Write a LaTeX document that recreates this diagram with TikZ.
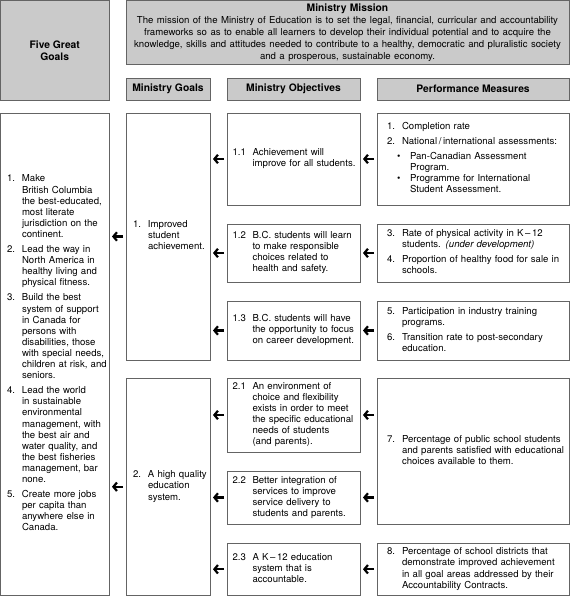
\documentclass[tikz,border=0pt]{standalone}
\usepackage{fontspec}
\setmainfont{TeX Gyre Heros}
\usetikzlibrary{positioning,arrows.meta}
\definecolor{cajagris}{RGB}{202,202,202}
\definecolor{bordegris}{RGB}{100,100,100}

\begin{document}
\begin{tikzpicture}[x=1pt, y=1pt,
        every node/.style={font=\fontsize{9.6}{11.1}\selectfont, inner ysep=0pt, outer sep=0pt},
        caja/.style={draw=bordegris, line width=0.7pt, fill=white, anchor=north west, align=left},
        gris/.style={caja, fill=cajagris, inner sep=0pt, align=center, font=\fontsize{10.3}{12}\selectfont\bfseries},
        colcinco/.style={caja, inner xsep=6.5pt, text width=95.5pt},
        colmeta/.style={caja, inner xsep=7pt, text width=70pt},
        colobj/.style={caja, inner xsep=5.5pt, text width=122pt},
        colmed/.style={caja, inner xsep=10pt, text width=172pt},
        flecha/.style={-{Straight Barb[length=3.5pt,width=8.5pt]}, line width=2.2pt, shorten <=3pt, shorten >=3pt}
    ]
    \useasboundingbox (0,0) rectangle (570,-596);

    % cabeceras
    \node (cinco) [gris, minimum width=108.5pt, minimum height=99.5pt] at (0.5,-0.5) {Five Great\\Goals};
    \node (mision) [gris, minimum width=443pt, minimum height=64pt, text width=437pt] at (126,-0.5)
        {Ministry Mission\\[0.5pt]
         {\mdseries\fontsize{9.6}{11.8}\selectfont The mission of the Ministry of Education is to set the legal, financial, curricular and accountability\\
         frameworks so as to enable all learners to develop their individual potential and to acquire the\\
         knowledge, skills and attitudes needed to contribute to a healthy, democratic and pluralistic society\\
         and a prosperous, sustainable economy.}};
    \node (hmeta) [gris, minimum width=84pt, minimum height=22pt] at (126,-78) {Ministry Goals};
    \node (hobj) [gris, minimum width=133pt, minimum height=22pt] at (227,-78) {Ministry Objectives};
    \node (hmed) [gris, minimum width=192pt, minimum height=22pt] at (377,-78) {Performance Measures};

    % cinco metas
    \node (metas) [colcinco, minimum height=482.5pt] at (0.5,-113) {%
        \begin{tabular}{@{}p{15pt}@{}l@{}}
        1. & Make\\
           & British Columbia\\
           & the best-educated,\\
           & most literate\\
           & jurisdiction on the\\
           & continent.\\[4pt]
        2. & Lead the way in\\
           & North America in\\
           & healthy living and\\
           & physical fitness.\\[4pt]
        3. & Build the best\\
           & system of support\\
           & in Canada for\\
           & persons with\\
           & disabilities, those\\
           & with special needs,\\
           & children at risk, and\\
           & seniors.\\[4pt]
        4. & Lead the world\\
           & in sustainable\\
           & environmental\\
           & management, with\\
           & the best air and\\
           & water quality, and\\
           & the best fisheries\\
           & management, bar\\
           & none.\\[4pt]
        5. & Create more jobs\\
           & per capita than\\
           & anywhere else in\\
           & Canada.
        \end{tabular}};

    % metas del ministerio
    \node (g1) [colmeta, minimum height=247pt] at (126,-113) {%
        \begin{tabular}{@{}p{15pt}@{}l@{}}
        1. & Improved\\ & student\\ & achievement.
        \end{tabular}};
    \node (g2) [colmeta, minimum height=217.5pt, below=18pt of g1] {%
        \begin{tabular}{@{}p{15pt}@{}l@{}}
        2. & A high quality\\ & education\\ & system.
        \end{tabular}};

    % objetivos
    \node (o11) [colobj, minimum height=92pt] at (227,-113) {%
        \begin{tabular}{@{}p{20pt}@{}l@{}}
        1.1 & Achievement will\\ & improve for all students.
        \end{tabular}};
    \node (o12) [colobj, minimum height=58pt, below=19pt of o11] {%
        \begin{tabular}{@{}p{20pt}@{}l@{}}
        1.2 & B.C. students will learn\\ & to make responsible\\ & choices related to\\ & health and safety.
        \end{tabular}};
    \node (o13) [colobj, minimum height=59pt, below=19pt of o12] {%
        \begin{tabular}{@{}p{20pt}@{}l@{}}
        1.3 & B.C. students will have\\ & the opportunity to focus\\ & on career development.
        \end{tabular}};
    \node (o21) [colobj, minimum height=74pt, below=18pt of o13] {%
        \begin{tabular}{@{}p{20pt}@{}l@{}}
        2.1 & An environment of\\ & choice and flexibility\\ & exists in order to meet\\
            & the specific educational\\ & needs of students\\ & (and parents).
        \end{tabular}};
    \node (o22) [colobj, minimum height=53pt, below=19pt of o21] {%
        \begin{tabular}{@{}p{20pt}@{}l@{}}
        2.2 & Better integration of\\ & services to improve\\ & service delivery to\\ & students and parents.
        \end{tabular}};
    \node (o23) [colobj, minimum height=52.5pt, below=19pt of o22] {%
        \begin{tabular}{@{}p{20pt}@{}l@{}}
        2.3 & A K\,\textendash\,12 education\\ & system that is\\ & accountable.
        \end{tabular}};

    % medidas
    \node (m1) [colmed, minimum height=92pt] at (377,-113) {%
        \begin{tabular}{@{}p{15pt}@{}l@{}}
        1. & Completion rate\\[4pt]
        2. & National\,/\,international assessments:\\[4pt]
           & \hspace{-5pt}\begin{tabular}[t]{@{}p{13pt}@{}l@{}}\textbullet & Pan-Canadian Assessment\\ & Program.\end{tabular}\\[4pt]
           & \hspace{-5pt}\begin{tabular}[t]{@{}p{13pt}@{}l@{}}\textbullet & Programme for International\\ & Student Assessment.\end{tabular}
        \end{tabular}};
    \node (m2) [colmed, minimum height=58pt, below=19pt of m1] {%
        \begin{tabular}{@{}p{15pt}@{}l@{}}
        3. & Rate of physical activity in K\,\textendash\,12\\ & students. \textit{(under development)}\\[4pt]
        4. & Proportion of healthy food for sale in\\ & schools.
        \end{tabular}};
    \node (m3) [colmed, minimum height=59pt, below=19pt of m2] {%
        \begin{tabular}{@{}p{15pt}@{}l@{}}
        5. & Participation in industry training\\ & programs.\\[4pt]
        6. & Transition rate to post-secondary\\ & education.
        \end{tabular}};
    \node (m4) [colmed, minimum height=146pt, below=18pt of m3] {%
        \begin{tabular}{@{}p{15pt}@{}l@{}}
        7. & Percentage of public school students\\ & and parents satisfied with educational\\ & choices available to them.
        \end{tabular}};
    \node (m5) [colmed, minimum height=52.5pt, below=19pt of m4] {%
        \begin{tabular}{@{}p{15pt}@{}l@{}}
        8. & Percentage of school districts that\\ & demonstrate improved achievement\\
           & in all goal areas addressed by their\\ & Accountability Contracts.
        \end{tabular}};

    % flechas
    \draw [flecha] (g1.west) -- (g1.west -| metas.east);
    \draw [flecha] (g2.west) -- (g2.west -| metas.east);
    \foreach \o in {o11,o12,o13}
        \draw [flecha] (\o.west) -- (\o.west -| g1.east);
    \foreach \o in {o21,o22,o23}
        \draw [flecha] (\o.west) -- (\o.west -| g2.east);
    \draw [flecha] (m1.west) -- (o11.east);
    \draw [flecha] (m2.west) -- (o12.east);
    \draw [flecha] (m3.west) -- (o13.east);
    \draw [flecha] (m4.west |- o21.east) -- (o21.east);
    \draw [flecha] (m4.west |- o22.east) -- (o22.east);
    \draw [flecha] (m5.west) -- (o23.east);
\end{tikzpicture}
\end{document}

**Stated task**
Set the data above down again exactly as given, with no pictures.

**Written reply**
Write a LaTeX document that recreates this diagram with TikZ.
\documentclass[tikz,border=0pt]{standalone}
\usepackage{fontspec}
\setmainfont{TeX Gyre Heros}
\usetikzlibrary{positioning,arrows.meta}
\definecolor{cajagris}{RGB}{202,202,202}
\definecolor{bordegris}{RGB}{100,100,100}

\begin{document}
\begin{tikzpicture}[x=1pt, y=1pt,
        every node/.style={font=\fontsize{9.6}{11.1}\selectfont, inner ysep=0pt, outer sep=0pt},
        caja/.style={draw=bordegris, line width=0.7pt, fill=white, anchor=north west, align=left},
        gris/.style={caja, fill=cajagris, inner sep=0pt, align=center, font=\fontsize{10.3}{12}\selectfont\bfseries},
        colcinco/.style={caja, inner xsep=6.5pt, text width=95.5pt},
        colmeta/.style={caja, inner xsep=7pt, text width=70pt},
        colobj/.style={caja, inner xsep=5.5pt, text width=122pt},
        colmed/.style={caja, inner xsep=10pt, text width=172pt},
        flecha/.style={-{Straight Barb[length=3.5pt,width=8.5pt]}, line width=2.2pt, shorten <=3pt, shorten >=3pt}
    ]
    \useasboundingbox (0,0) rectangle (570,-596);

    % cabeceras
    \node (cinco) [gris, minimum width=108.5pt, minimum height=99.5pt] at (0.5,-0.5) {Five Great\\Goals};
    \node (mision) [gris, minimum width=443pt, minimum height=64pt, text width=437pt] at (126,-0.5)
        {Ministry Mission\\[0.5pt]
         {\mdseries\fontsize{9.6}{11.8}\selectfont The mission of the Ministry of Education is to set the legal, financial, curricular and accountability\\
         frameworks so as to enable all learners to develop their individual potential and to acquire the\\
         knowledge, skills and attitudes needed to contribute to a healthy, democratic and pluralistic society\\
         and a prosperous, sustainable economy.}};
    \node (hmeta) [gris, minimum width=84pt, minimum height=22pt] at (126,-78) {Ministry Goals};
    \node (hobj) [gris, minimum width=133pt, minimum height=22pt] at (227,-78) {Ministry Objectives};
    \node (hmed) [gris, minimum width=192pt, minimum height=22pt] at (377,-78) {Performance Measures};

    % cinco metas
    \node (metas) [colcinco, minimum height=482.5pt] at (0.5,-113) {%
        \begin{tabular}{@{}p{15pt}@{}l@{}}
        1. & Make\\
           & British Columbia\\
           & the best-educated,\\
           & most literate\\
           & jurisdiction on the\\
           & continent.\\[4pt]
        2. & Lead the way in\\
           & North America in\\
           & healthy living and\\
           & physical fitness.\\[4pt]
        3. & Build the best\\
           & system of support\\
           & in Canada for\\
           & persons with\\
           & disabilities, those\\
           & with special needs,\\
           & children at risk, and\\
           & seniors.\\[4pt]
        4. & Lead the world\\
           & in sustainable\\
           & environmental\\
           & management, with\\
           & the best air and\\
           & water quality, and\\
           & the best fisheries\\
           & management, bar\\
           & none.\\[4pt]
        5. & Create more jobs\\
           & per capita than\\
           & anywhere else in\\
           & Canada.
        \end{tabular}};

    % metas del ministerio
    \node (g1) [colmeta, minimum height=247pt] at (126,-113) {%
        \begin{tabular}{@{}p{15pt}@{}l@{}}
        1. & Improved\\ & student\\ & achievement.
        \end{tabular}};
    \node (g2) [colmeta, minimum height=217.5pt, below=18pt of g1] {%
        \begin{tabular}{@{}p{15pt}@{}l@{}}
        2. & A high quality\\ & education\\ & system.
        \end{tabular}};

    % objetivos
    \node (o11) [colobj, minimum height=92pt] at (227,-113) {%
        \begin{tabular}{@{}p{20pt}@{}l@{}}
        1.1 & Achievement will\\ & improve for all students.
        \end{tabular}};
    \node (o12) [colobj, minimum height=58pt, below=19pt of o11] {%
        \begin{tabular}{@{}p{20pt}@{}l@{}}
        1.2 & B.C. students will learn\\ & to make responsible\\ & choices related to\\ & health and safety.
        \end{tabular}};
    \node (o13) [colobj, minimum height=59pt, below=19pt of o12] {%
        \begin{tabular}{@{}p{20pt}@{}l@{}}
        1.3 & B.C. students will have\\ & the opportunity to focus\\ & on career development.
        \end{tabular}};
    \node (o21) [colobj, minimum height=74pt, below=18pt of o13] {%
        \begin{tabular}{@{}p{20pt}@{}l@{}}
        2.1 & An environment of\\ & choice and flexibility\\ & exists in order to meet\\
            & the specific educational\\ & needs of students\\ & (and parents).
        \end{tabular}};
    \node (o22) [colobj, minimum height=53pt, below=19pt of o21] {%
        \begin{tabular}{@{}p{20pt}@{}l@{}}
        2.2 & Better integration of\\ & services to improve\\ & service delivery to\\ & students and parents.
        \end{tabular}};
    \node (o23) [colobj, minimum height=52.5pt, below=19pt of o22] {%
        \begin{tabular}{@{}p{20pt}@{}l@{}}
        2.3 & A K\,\textendash\,12 education\\ & system that is\\ & accountable.
        \end{tabular}};

    % medidas
    \node (m1) [colmed, minimum height=92pt] at (377,-113) {%
        \begin{tabular}{@{}p{15pt}@{}l@{}}
        1. & Completion rate\\[4pt]
        2. & National\,/\,international assessments:\\[4pt]
           & \hspace{-5pt}\begin{tabular}[t]{@{}p{13pt}@{}l@{}}\textbullet & Pan-Canadian Assessment\\ & Program.\end{tabular}\\[4pt]
           & \hspace{-5pt}\begin{tabular}[t]{@{}p{13pt}@{}l@{}}\textbullet & Programme for International\\ & Student Assessment.\end{tabular}
        \end{tabular}};
    \node (m2) [colmed, minimum height=58pt, below=19pt of m1] {%
        \begin{tabular}{@{}p{15pt}@{}l@{}}
        3. & Rate of physical activity in K\,\textendash\,12\\ & students. \textit{(under development)}\\[4pt]
        4. & Proportion of healthy food for sale in\\ & schools.
        \end{tabular}};
    \node (m3) [colmed, minimum height=59pt, below=19pt of m2] {%
        \begin{tabular}{@{}p{15pt}@{}l@{}}
        5. & Participation in industry training\\ & programs.\\[4pt]
        6. & Transition rate to post-secondary\\ & education.
        \end{tabular}};
    \node (m4) [colmed, minimum height=146pt, below=18pt of m3] {%
        \begin{tabular}{@{}p{15pt}@{}l@{}}
        7. & Percentage of public school students\\ & and parents satisfied with educational\\ & choices available to them.
        \end{tabular}};
    \node (m5) [colmed, minimum height=52.5pt, below=19pt of m4] {%
        \begin{tabular}{@{}p{15pt}@{}l@{}}
        8. & Percentage of school districts that\\ & demonstrate improved achievement\\
           & in all goal areas addressed by their\\ & Accountability Contracts.
        \end{tabular}};

    % flechas
    \draw [flecha] (g1.west) -- (g1.west -| metas.east);
    \draw [flecha] (g2.west) -- (g2.west -| metas.east);
    \foreach \o in {o11,o12,o13}
        \draw [flecha] (\o.west) -- (\o.west -| g1.east);
    \foreach \o in {o21,o22,o23}
        \draw [flecha] (\o.west) -- (\o.west -| g2.east);
    \draw [flecha] (m1.west) -- (o11.east);
    \draw [flecha] (m2.west) -- (o12.east);
    \draw [flecha] (m3.west) -- (o13.east);
    \draw [flecha] (m4.west |- o21.east) -- (o21.east);
    \draw [flecha] (m4.west |- o22.east) -- (o22.east);
    \draw [flecha] (m5.west) -- (o23.east);
\end{tikzpicture}
\end{document}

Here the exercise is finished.